I am now working for a manufacturing company, and I am coming over to the mindset that we ship boxes with stuff in them. We need to manage the boxes. Can you specify packaging from your vendor?

--
JHG
 
It sounds like your product, properly packaged, will consistently arrive in acceptable condition. I agree that you can make this a vendor responsibility. I suggest you include some photos of 'lessons learned' for packaging best practices so they get an idea of what current packaging looks like and what type of damage is most likely. The clearer the story and requirements the more likely (and cost aggressively) the vendor will buy in and get it right without losing product. When illustrative examples and photo details are the best information, we create a separate document and reference it on the drawing. We have a weld joint quality standard that is referenced by countless drawings and it is a separate document with numerous high resolution color photos with good and not-good examples.
 
Just one more piece of flotsam crammed onto an engineering drawing because another part of the system is failing.
 
TheTick said:
Just one more piece of flotsam crammed onto an engineering drawing because another part of the system is failing.
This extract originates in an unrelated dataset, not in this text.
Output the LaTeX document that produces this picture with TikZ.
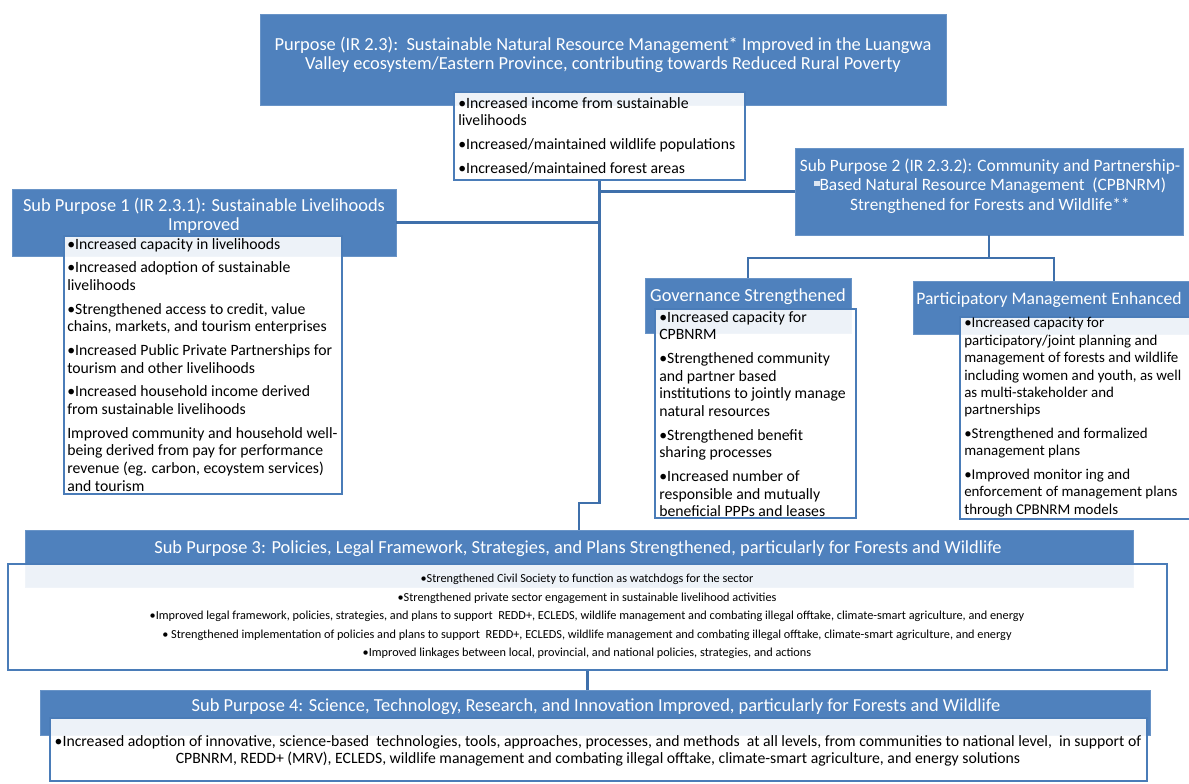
\documentclass[tikz,border=0pt]{standalone}
\usepackage{fontspec}
\setmainfont{Carlito}
\usetikzlibrary{fit}

\definecolor{spblue}{HTML}{4F81BD}
\definecolor{linkblue}{HTML}{3F70AB}
\definecolor{rimblue}{HTML}{4A7CB8}
\newcommand\titlesize{\fontsize{13.8}{14.4}\selectfont}
\newcommand\listsize{\fontsize{11.8}{13.25}\selectfont}
\newcommand\notesize{\fontsize{9.2}{13.9}\selectfont}
\newcommand\itemgap{\\[4.5pt]}

\begin{document}
\begin{tikzpicture}[x=0.75pt,y=-0.75pt,
    bluebox/.style={fill=spblue,draw=spblue!85!white,inner sep=0pt},
    listbox/.style={fill=white,fill opacity=0.9,draw=rimblue,line width=1.5pt,
      inner sep=0pt},
    head/.style={text=white,font=\titlesize,align=center,inner sep=0pt},
    items/.style={font=\listsize,align=left,anchor=north west,inner sep=0pt},
    conn/.style={draw=linkblue,line width=2pt} ]
  \path[use as bounding box] (0,0) rectangle (1189,783);
  \clip (0,0) rectangle (1189,783);
  % blue heading boxes
  \node[bluebox,fit={(260,14) (946,105)}] (purposeb) {};
  \node[bluebox,fit={(12,189) (396,256)}] (sp1b) {};
  \node[bluebox,fit={(795,148) (1183,235)}] (sp2b) {};
  \node[bluebox,fit={(645,278) (851,333)}] (govb) {};
  \node[bluebox,fit={(913,281) (1195,334)}] (partb) {};
  \node[bluebox,fit={(25,530) (1133,587)}] (sp3b) {};
  \node[bluebox,fit={(40,690) (1150,735)}] (sp4b) {};
  % white boxes
  \node[listbox,fit={(454,92) (745,180)}] (pb) {};
  \node[listbox,fit={(64,236) (342,494)}] (sp1w) {};
  \node[listbox,fit={(655,309) (856,518)}] (govw) {};
  \node[listbox,fit={(960,317) (1200,519)}] (partw) {};
  \node[listbox,fit={(8,564) (1167,670)}] (sp3w) {};
  \node[listbox,fit={(50,718) (1147,781)}] (sp4w) {};
  % connectors
  \coordinate (jog) at (579,503);
  \coordinate (split) at (990,258);
  \draw[conn] (sp1b.east) -- (sp1b.east -| pb.south);
  \draw[conn] (sp2b.west) -- (sp2b.west -| pb.south);
  \draw[conn] (sp2b.south) -- (sp2b.south |- split) -| (govb.north);
  \draw[conn] (sp2b.south |- split) -| (partb.north);
  \draw[conn] (pb.south) |- (jog) -- (jog |- sp3b.north);
  \draw[conn] (sp3w.south) -- (sp3w.south |- sp4b.north);
  % headings
  \node[head] (purposeT) at (603,55) {Purpose (IR 2.3):\ \ Sustainable Natural Resource Management* Improved in the Luangwa\\
    Valley ecosystem/Eastern Province, contributing towards Reduced Rural Poverty};
  \node[head] (sp1T) at (204,216) {Sub Purpose 1 (IR 2.3.1): Sustainable Livelihoods\\ Improved};
  \node[head,font=\fontsize{13}{14.4}\selectfont] (sp2T) at (990,186) {Sub Purpose 2 (IR 2.3.2): Community and Partnership-\\
    {\color{white!80!spblue}\rule[0.55ex]{0.32em}{0.32em}}Based Natural Resource Management\ \ (CPBNRM)\\
    Strengthened for Forests and Wildlife**};
  \node[head] (govT) at (748,297) {Governance Strengthened};
  \node[head,anchor=west,font=\fontsize{13.2}{14.4}\selectfont] (partT) at (916,300) {Participatory Management Enhanced};
  \node[head] (sp3T) at (578,549) {Sub Purpose 3: Policies, Legal Framework, Strategies, and Plans Strengthened, particularly for Forests and Wildlife};
  \node[head] (sp4T) at (596,707) {Sub Purpose 4: Science, Technology, Research, and Innovation Improved, particularly for Forests and Wildlife};
  % bullet lists
  \node[items] (pbT) at (458,97) {\textbullet Increased income from sustainable\\ livelihoods\itemgap
    \textbullet Increased/maintained wildlife populations\itemgap
    \textbullet Increased/maintained forest areas};
  \node[items] (sp1L) at (67,238) {\textbullet Increased capacity in livelihoods\itemgap
    \textbullet Increased adoption of sustainable\\ livelihoods\itemgap
    \textbullet Strengthened access to credit, value\\ chains, markets, and tourism enterprises\itemgap
    \textbullet Increased Public Private Partnerships for\\ tourism and other livelihoods\itemgap
    \textbullet Increased household income derived\\ from sustainable livelihoods\itemgap
    Improved community and household well-\\ being derived from pay for performance\\
    revenue (eg. carbon, ecoystem services)\\ and tourism};
  \node[items] (govL) at (659,311) {\textbullet Increased capacity for\\ CPBNRM\itemgap
    \textbullet Strengthened community\\ and partner based\\ institutions to jointly manage\\ natural resources\itemgap
    \textbullet Strengthened benefit\\ sharing processes\itemgap
    \textbullet Increased number of\\ responsible and mutually\\ beneficial PPPs and leases};
  \node[items,font=\fontsize{11.2}{13.1}\selectfont] (partL) at (964,317) {\textbullet Increased capacity for\\ participatory/joint planning and\\
    management of forests and wildlife\\ including women and youth, as well\\ as multi-stakeholder and\\ partnerships\itemgap
    \textbullet Strengthened and formalized\\ management plans\itemgap
    \textbullet Improved monitor ing and\\ enforcement of management plans\\ through CPBNRM models};
  \node[items,font=\notesize,align=center,anchor=north] (sp3L) at (587,574) {\textbullet Strengthened Civil Society to function as watchdogs for the sector\\
    \textbullet Strengthened private sector engagement in sustainable livelihood activities\\
    \textbullet Improved legal framework, policies, strategies, and plans to support\ \ REDD+, ECLEDS, wildlife management and combating illegal offtake, climate-smart agriculture, and energy\\
    \textbullet\ Strengthened implementation of policies and plans to support\ \ REDD+, ECLEDS, wildlife management and combating illegal offtake, climate-smart agriculture, and energy\\
    \textbullet Improved linkages between local, provincial, and national policies, strategies, and actions};
  \node[items,align=center,anchor=north] (sp4L) at (598,735) {\textbullet Increased adoption of innovative, science-based\ \ technologies, tools, approaches, processes, and methods\ \ at all levels, from communities to national level,\ \ in support of\\
    CPBNRM, REDD+ (MRV), ECLEDS, wildlife management and combating illegal offtake, climate-smart agriculture, and energy solutions};
\end{tikzpicture}
\end{document}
What is one more piece of flotsam?
 
consider a standard specification such as ASTMD3951 but not inclusive. look around. it will depend if these are commercial or military
 
Flotsam is due to accident. Jetsam is because someone put it there.
 
Surely your drawing is not the only contract? Would there not be a bit of boilerplate in the written contract that says item XYZ to be delivered undamaged to location XYZ?

Cheers

Greg Locock


New here? Try reading these, they might help FAQ731-376
 
Feels to me like you need a new drawing: "GA of package containing expensive components" - then start ordering those, rather than the components themselves.
 
I think the note your are looking for is "material rejected" returned to the vendor in response to an invoice.